Object-Centric Learning with Slot Attention
Francesco Locatello, Dirk Weissenborn, Thomas Unterthiner, Aravindh Mahendran, Georg Heigold, Jakob Uszkoreit, Alexey Dosovitskiy, Thomas Kipf
TL;DR
The paper tackles learning object-centric representations from raw perceptual input to enable compositional reasoning. It introduces the Slot Attention module, which maps CNN features to a permutation-invariant set of slots that iteratively compete to explain parts of the input. The authors demonstrate state-of-the-art efficiency and competitive accuracy in unsupervised object discovery compared to prior methods, and show strong results on supervised set-prediction tasks using a Hungarian matching scheme to align slots with objects.
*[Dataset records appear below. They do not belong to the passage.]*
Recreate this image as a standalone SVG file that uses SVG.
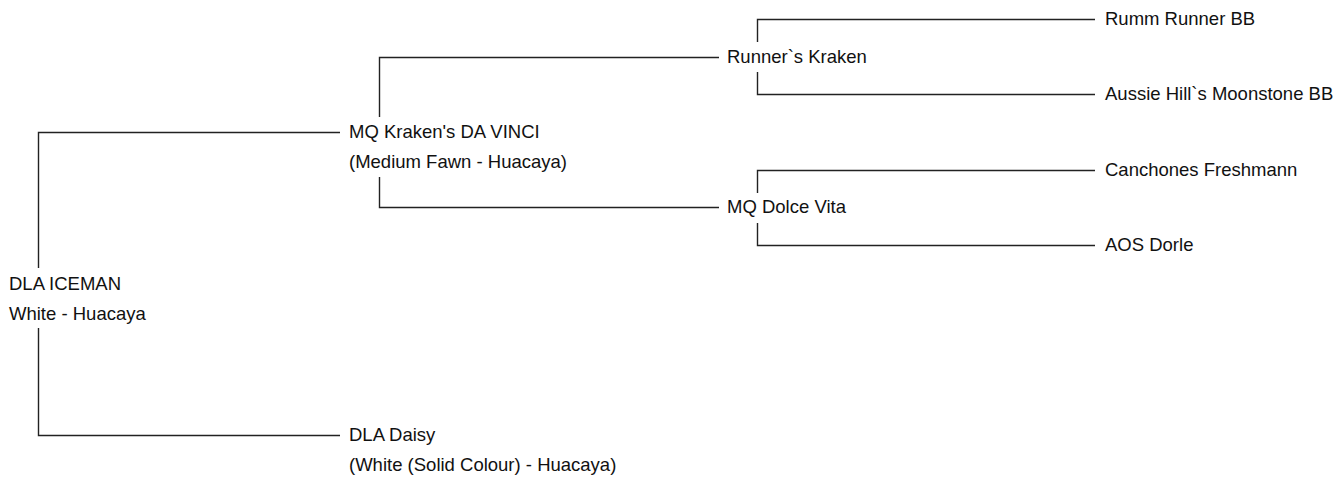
<svg xmlns="http://www.w3.org/2000/svg" width="1340" height="477" viewBox="0 0 1340 477">
<style>
text{font-family:"Liberation Sans",Arial,sans-serif;font-size:18.5px;fill:#111}
.c{fill:none;stroke:#222;stroke-width:1.4}
</style>
<rect width="1340" height="477" fill="#fff"/>
<g id="connectors">
<path class="c" d="M38.5 268V132.5H340"/>
<path class="c" d="M38.5 328V435.5H340"/>
<path class="c" d="M379.5 117V57.5H719"/>
<path class="c" d="M379.5 177V207.5H719"/>
<path class="c" d="M757.5 42V19.5H1095"/>
<path class="c" d="M757.5 72V94.5H1095"/>
<path class="c" d="M757.5 193V170.5H1095"/>
<path class="c" d="M757.5 223V245.5H1095"/>
</g>
<g id="n-iceman"><text x="9" y="289.5">DLA ICEMAN</text><text x="9" y="319.5">White - Huacaya</text></g>
<g id="n-davinci"><text x="349" y="138">MQ Kraken's DA VINCI</text><text x="349" y="167.5">(Medium Fawn - Huacaya)</text></g>
<g id="n-daisy"><text x="349" y="441">DLA Daisy</text><text x="349" y="470.5">(White (Solid Colour) - Huacaya)</text></g>
<g id="n-runnerskraken"><text x="727" y="63">Runner`s Kraken</text></g>
<g id="n-dolcevita"><text x="727" y="213">MQ Dolce Vita</text></g>
<g id="n-rumm"><text x="1105" y="25">Rumm Runner BB</text></g>
<g id="n-aussie"><text x="1105" y="100">Aussie Hill`s Moonstone BB</text></g>
<g id="n-canchones"><text x="1105" y="176">Canchones Freshmann</text></g>
<g id="n-aos"><text x="1105" y="251">AOS Dorle</text></g>
</svg>
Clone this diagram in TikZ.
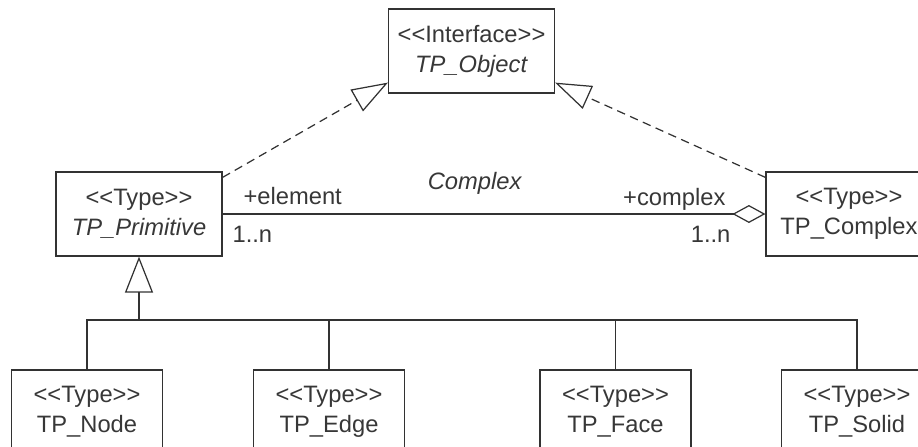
\documentclass[tikz,border=0pt]{standalone}
\usepackage{fontspec}
\setmainfont{Liberation Sans}
\usetikzlibrary{arrows.meta,positioning}
\definecolor{umlline}{RGB}{50,50,50}
\definecolor{umltext}{RGB}{55,55,55}
\newcommand{\stereo}[1]{<\kern0pt<#1>\kern0pt>}

\begin{document}
\begin{tikzpicture}[x=0.02cm, y=-0.02cm, line width=0.7pt, color=umlline, text=umltext,
        font=\fontsize{13.5}{17}\selectfont,
        classbox/.style={draw, rectangle, align=center, inner sep=0pt, minimum width=3.32cm, minimum height=1.68cm},
        leafbox/.style={classbox, minimum width=3.02cm},
        realize/.style={draw, dash pattern=on 1.7mm off 1.1mm, -{Triangle[open, length=7.2mm, width=5mm]}},
        inherit/.style={draw, -{Triangle[open, length=7.2mm, width=5.6mm]}},
        aggregate/.style={draw, -{Diamond[open, length=6.6mm, width=3.6mm]}},
        role/.style={inner sep=0pt}]
    \useasboundingbox (0,0) rectangle (918,446);
    \clip (0,0) rectangle (918,446);
    \node (object) at (471.5,51) [classbox] {\stereo{Interface}\\\textit{TP\_Object}};
    \node (primitive) at (139,214) [classbox] {\stereo{Type}\\\textit{TP\_Primitive}};
    \node (complex) at (849,214) [classbox] {\stereo{Type}\\TP\_Complex};
    \node (tpnode) at (87,412) [leafbox] {\stereo{Type}\\TP\_Node};
    \node (edge) at (329,412) [leafbox] {\stereo{Type}\\TP\_Edge};
    \node (face) at (615.5,412) [leafbox] {\stereo{Type}\\TP\_Face};
    \node (solid) at (857,412) [leafbox] {\stereo{Type}\\TP\_Solid};
    \coordinate (bus) at (139,320);
    \path [realize] ([yshift=-0.12cm]primitive.north east) -- ([yshift=0.22cm]object.south west);
    \path [realize] ([yshift=-0.12cm]complex.north west) -- ([yshift=0.22cm]object.south east);
    \path [aggregate] (primitive.east) -- (complex.west);
    \node (assoc) at (475,183) {\textit{Complex}};
    \node (element) [role, anchor=base west] at (243,204) {+element};
    \node (lowmult) [role, anchor=base west] at (232,242) {1..n};
    \node (cplxrole) [role, anchor=base east] at (726,205) {+complex};
    \node (highmult) [role, anchor=base east] at (731,242) {1..n};
    \path [draw] (tpnode.north) |- (bus);
    \path [draw] (edge.north) |- (bus);
    \path [draw] (face.north) |- (bus);
    \path [draw] (solid.north) |- (bus);
    \path [inherit] (bus) -- (primitive.south);
\end{tikzpicture}
\end{document}
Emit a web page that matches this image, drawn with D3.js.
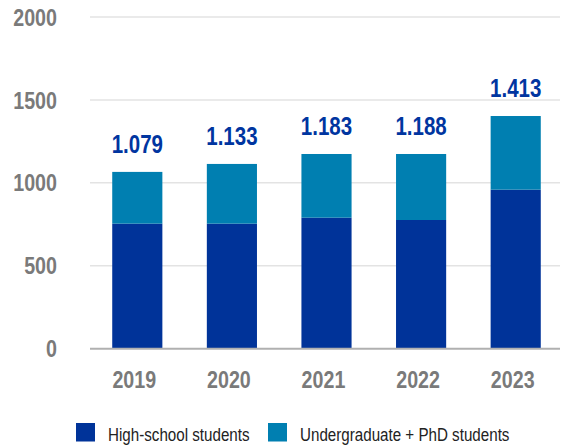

Importantly, slots learn to bind to individual objects without direct segmentation supervision, enabling generalization to more objects or unseen scene compositions. The approach holds promise for broader applications and extensions to video, other modalities, and diverse downstream tasks like visual reasoning and control.
Abstract
Learning object-centric representations of complex scenes is a promising step towards enabling efficient abstract reasoning from low-level perceptual features. Yet, most deep learning approaches learn distributed representations that do not capture the compositional properties of natural scenes. In this paper, we present the Slot Attention module, an architectural component that interfaces with perceptual representations such as the output of a convolutional neural network and produces a set of task-dependent abstract representations which we call slots. These slots are exchangeable and can bind to any object in the input by specializing through a competitive procedure over multiple rounds of attention. We empirically demonstrate that Slot Attention can extract object-centric representations that enable generalization to unseen compositions when trained on unsupervised object discovery and supervised property prediction tasks.